8. Ability to fulfill cultural, aesthetic, social, and gender expectations.

9. Clear, concise communication.

10. Teamwork.

11. Active Listening.

12. Pride

13. Time-management

Folklore theory itself goes beyond this, as well. Such experiences provide ethnic-cultural deep learning, including an emphasis on food terminology, religious taboos, proper preservation of food, and a sense of family, ethnic, and regional lore.

Food practices also provide a deep sense of both the usable past and living history. Meanwhile, if boys are Facebooking and playing video games instead, their skill sets may not be providing ample elasticity and conditioning for a world in which women now serve as media entrepreneurs, CEOs, poets, surgeons, and prime ministers.

To witness another example of early female gender encoding that leads to persistence and resilience, one may review the film Pizza Pizza Daddy-O (http://www.youtube.com/watch?v=N2YodFqZ7nQ), a black and white playground documentary.

Filmmakers Bess Lomax Hawes and Robert Eberlein capture African American 4th grade girls in the heart of Los Angeles, engaging in what has been termed singing games, handclaps, chanting games, and improvisational game songs by various scholars. As Hawes admits in the book Documenting Ourselves by Sharon Sherman (1998, Univ Press of Kentucky), the film was not intended for folklorists like me; instead, the filmmakers sought to show beautiful, nice, cooperative, friendly, and pleasant local children to the people of Watts.

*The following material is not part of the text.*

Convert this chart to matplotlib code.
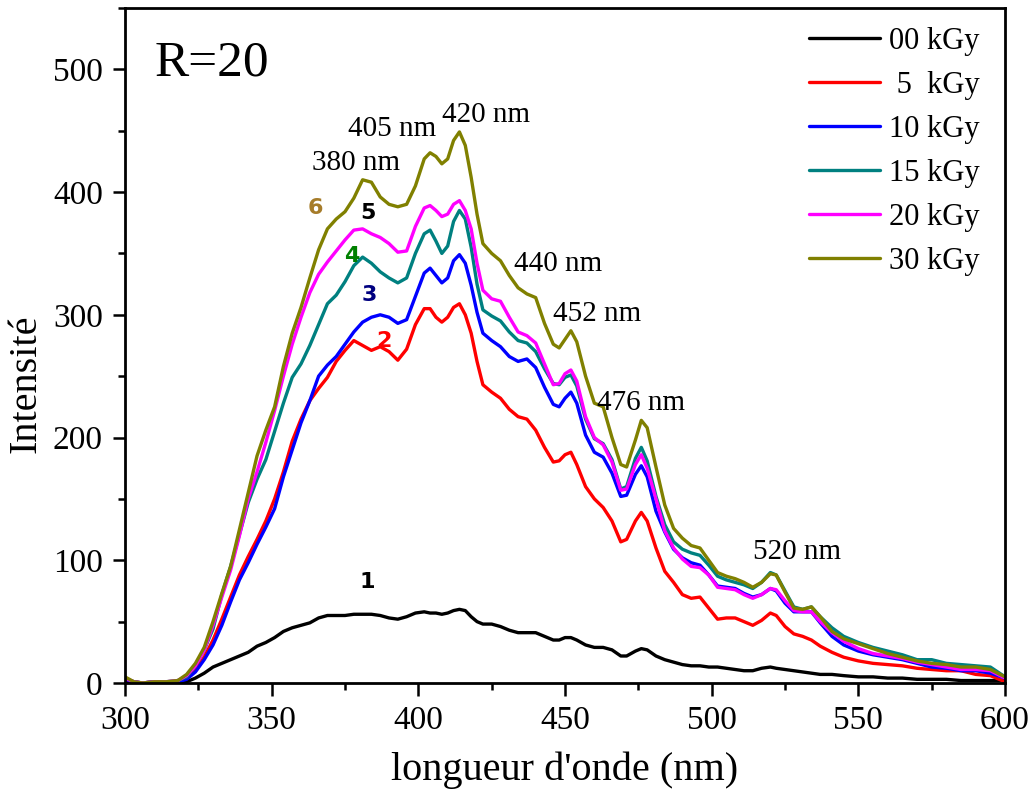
import matplotlib
matplotlib.use("Agg")
import matplotlib.pyplot as plt
from matplotlib.ticker import MultipleLocator

plt.rcParams['font.family'] = ['Liberation Serif', 'DejaVu Serif']

# Wavelength grid (nm)
wavelength = [300, 303, 306, 310, 314, 318, 321, 324, 327, 330, 333, 336, 339, 342, 345, 348,
              351, 354, 357, 360, 363, 366, 369, 372, 375, 378, 381, 384, 387, 390, 393, 396,
              399, 402, 404, 406, 408, 410, 412, 414, 416, 418, 420, 422, 425, 428, 431, 434,
              437, 440, 443, 446, 448, 450, 452, 454, 457, 460, 463, 466, 469, 471, 474, 476,
              478, 481, 484, 487, 490, 493, 496, 499, 502, 505, 508, 511, 514, 517, 520, 522,
              525, 528, 531, 534, 537, 541, 545, 550, 555, 560, 565, 570, 575, 580, 585, 590,
              595, 600]

i_00kGy = [0, 0, 0, 0, 0, 0, 1, 4, 8, 13, 16, 19, 22, 25, 30, 33,
           37, 42, 45, 47, 49, 53, 55, 55, 55, 56, 56, 56, 55, 53, 52, 54,
           57, 58, 57, 57, 56, 57, 59, 60, 59, 54, 50, 48, 48, 46, 43, 41,
           41, 41, 38, 35, 35, 37, 37, 35, 31, 29, 29, 27, 22, 22, 26, 28,
           27, 22, 19, 17, 15, 14, 14, 13, 13, 12, 11, 10, 10, 12, 13, 12,
           11, 10, 9, 8, 7, 7, 6, 5, 5, 4, 4, 3, 3, 3, 2, 2,
           2, 2]

i_05kGy = [3, 1, 0, 1, 1, 1, 4, 10, 21, 35, 52, 70, 88, 103, 117, 132,
           150, 172, 197, 215, 230, 240, 249, 262, 271, 279, 275, 271, 274, 270, 263, 272,
           292, 305, 305, 298, 294, 298, 306, 309, 300, 285, 262, 243, 237, 232, 223, 217,
           215, 206, 192, 180, 181, 186, 188, 178, 160, 150, 143, 132, 115, 117, 132, 139,
           132, 110, 91, 82, 72, 69, 70, 61, 52, 53, 53, 50, 47, 51, 57, 55,
           46, 40, 38, 35, 30, 25, 21, 18, 16, 15, 14, 12, 11, 10, 10, 7,
           6, 1]

i_10kGy = [3, 1, 0, 1, 1, 1, 3, 9, 19, 31, 47, 66, 84, 98, 113, 127,
           142, 168, 190, 212, 230, 250, 259, 266, 276, 286, 294, 298, 300, 298, 293, 296,
           315, 334, 338, 332, 326, 330, 344, 349, 342, 324, 302, 285, 279, 274, 266, 262,
           264, 257, 241, 227, 225, 232, 237, 228, 202, 188, 184, 171, 152, 153, 170, 177,
           168, 140, 123, 109, 102, 98, 96, 88, 79, 78, 77, 73, 70, 72, 77, 75,
           65, 58, 58, 58, 49, 38, 31, 26, 23, 21, 19, 16, 13, 12, 10, 10,
           8, 4]

i_15kGy = [4, 1, 0, 1, 1, 2, 5, 14, 27, 44, 72, 95, 121, 147, 166, 182,
           205, 228, 249, 260, 275, 292, 309, 316, 327, 340, 347, 342, 335, 330, 326, 330,
           350, 366, 369, 360, 350, 356, 376, 385, 378, 355, 325, 304, 299, 295, 286, 279,
           277, 270, 256, 244, 243, 249, 251, 242, 215, 199, 195, 182, 158, 160, 183, 192,
           181, 152, 129, 115, 109, 106, 104, 96, 87, 84, 82, 80, 77, 82, 90, 88,
           75, 62, 60, 62, 54, 45, 38, 33, 29, 26, 23, 19, 19, 16, 15, 14,
           13, 5]

i_20kGy = [4, 1, 0, 1, 1, 2, 6, 14, 27, 47, 70, 92, 120, 150, 172, 196,
           222, 250, 276, 298, 318, 333, 343, 352, 361, 369, 370, 366, 363, 358, 351, 352,
           372, 387, 389, 385, 380, 382, 390, 393, 385, 370, 342, 320, 313, 311, 298, 286,
           283, 277, 260, 243, 244, 252, 255, 246, 217, 200, 194, 180, 157, 158, 178, 186,
           175, 150, 124, 110, 101, 95, 94, 88, 78, 77, 76, 72, 69, 72, 77, 76,
           67, 59, 58, 58, 50, 41, 34, 28, 24, 22, 20, 17, 15, 13, 11, 11,
           10, 4]

i_30kGy = [5, 1, 0, 1, 1, 2, 7, 16, 29, 50, 73, 95, 125, 155, 185, 206,
           225, 258, 285, 306, 330, 353, 370, 378, 384, 395, 410, 408, 396, 390, 388, 390,
           405, 427, 432, 429, 423, 427, 442, 449, 438, 412, 382, 358, 350, 344, 332, 322,
           317, 314, 293, 276, 273, 280, 287, 278, 250, 228, 225, 200, 178, 176, 198, 214,
           208, 176, 145, 126, 118, 112, 110, 100, 90, 87, 85, 82, 78, 82, 89, 88,
           74, 61, 60, 62, 54, 42, 36, 32, 28, 24, 21, 18, 16, 15, 13, 13,
           11, 5]

series_labels = ['00 kGy', ' 5  kGy', '10 kGy', '15 kGy', '20 kGy', '30 kGy']
series_colors = ['#000000', '#FF0000', '#0000FF', '#008080', '#FF00FF', '#808000']
series_values = [i_00kGy, i_05kGy, i_10kGy, i_15kGy, i_20kGy, i_30kGy]

# Emission band annotations: (text, x, y)
band_labels = [('380 nm', 378.8, 424), ('405 nm', 391, 451), ('420 nm', 423, 463),
               ('440 nm', 447.5, 341), ('452 nm', 461, 301), ('476 nm', 476, 228),
               ('520 nm', 529, 107)]

# Curve numbers: (text, x, y, colour)
curve_numbers = [('1', 382.5, 82, '#000000'), ('2', 388.3, 279, '#FF0000'),
                 ('3', 383.2, 316, '#000080'), ('4', 377.4, 348, '#008000'),
                 ('5', 382.8, 383, '#000000'), ('6', 364.8, 387, '#A67C2A')]

fig = plt.figure(figsize=(10.34, 7.94), dpi=100)
ax = fig.add_axes([0.1209, 0.1398, 0.9720 - 0.1209, 0.9900 - 0.1398])

for vals, col, lab in zip(series_values, series_colors, series_labels):
    ax.plot(wavelength, vals, color=col, lw=2.4, label=lab,
            solid_joinstyle='round', solid_capstyle='round')

ax.set_xlim(300, 600)
ax.set_ylim(0, 550)
ax.xaxis.set_major_locator(MultipleLocator(50))
ax.xaxis.set_minor_locator(MultipleLocator(25))
ax.yaxis.set_major_locator(MultipleLocator(100))
ax.yaxis.set_minor_locator(MultipleLocator(50))
ax.tick_params(which='major', direction='out', length=9, width=1.8, labelsize=24, pad=7)
ax.tick_params(which='minor', direction='out', length=5, width=1.8)
for sp in ax.spines.values():
    sp.set_linewidth(2.0)

ax.set_xlabel("longueur d'onde (nm)", fontsize=29, va='center', ha='center')
ax.set_ylabel('Intensité', fontsize=29, va='center', ha='center')
ax.xaxis.set_label_coords(0.5, -0.129)
ax.yaxis.set_label_coords(-0.113, 0.444)

ax.text(310, 505, 'R=20', fontsize=37, ha='left', va='center')

for txt, x, y in band_labels:
    ax.text(x, y, txt, fontsize=21, ha='center', va='center')

for txt, x, y, col in curve_numbers:
    ax.text(x, y, txt, fontsize=16, fontweight='bold', color=col, ha='center', va='center',
            family='DejaVu Sans')

ax.legend(loc='upper right', bbox_to_anchor=(0.985, 0.99), borderaxespad=0.0,
          frameon=False, fontsize=22, handlelength=2.3, handletextpad=0.3,
          labelspacing=0.49)

fig.savefig('out.png', dpi=100)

In doing so, they hoped to examine “continuity and change” in playground games and bridge the world of “trivial behavior” with subject matter of keen interested to social scientists. Granted, the filmmakers’ stated intent has been deemed problematic, as well as the voice-over narration provided by a Black Panther advisory committee member.

Many argue his rather imperious lecture style feels a bit off-putting, distanced, authoritative, and demeaning. Yet, one can still glean some important insight from the girls’ behavior, including their use of verbal interaction and play as form of social organization, plus their adept and spontaneous use of melody, meter, and rhythm, which varies throughout each of the eight songs.

The routines reveal important dynamics: the play cements a sense of pride, provides a bridge to the past, stimulates musicality, aids memorization, forges female bonds, maintains style and mood, and fosters a sense of heritage and identity. In this light, black female cohesive bonds begin in such places, or during jump-rope competitions and hip-hop and slam poetry events, which may provide a kind of multi-faceted, constructive, and resilient set of traits (trust, assertiveness, solidarity, and a mix of creative and critical energies) that prepare them for the challenges of new family dynamics, employment expectations, and new media interactions.

If we want to understand the future, maybe we need to return to the proverbial playground — and kitchen.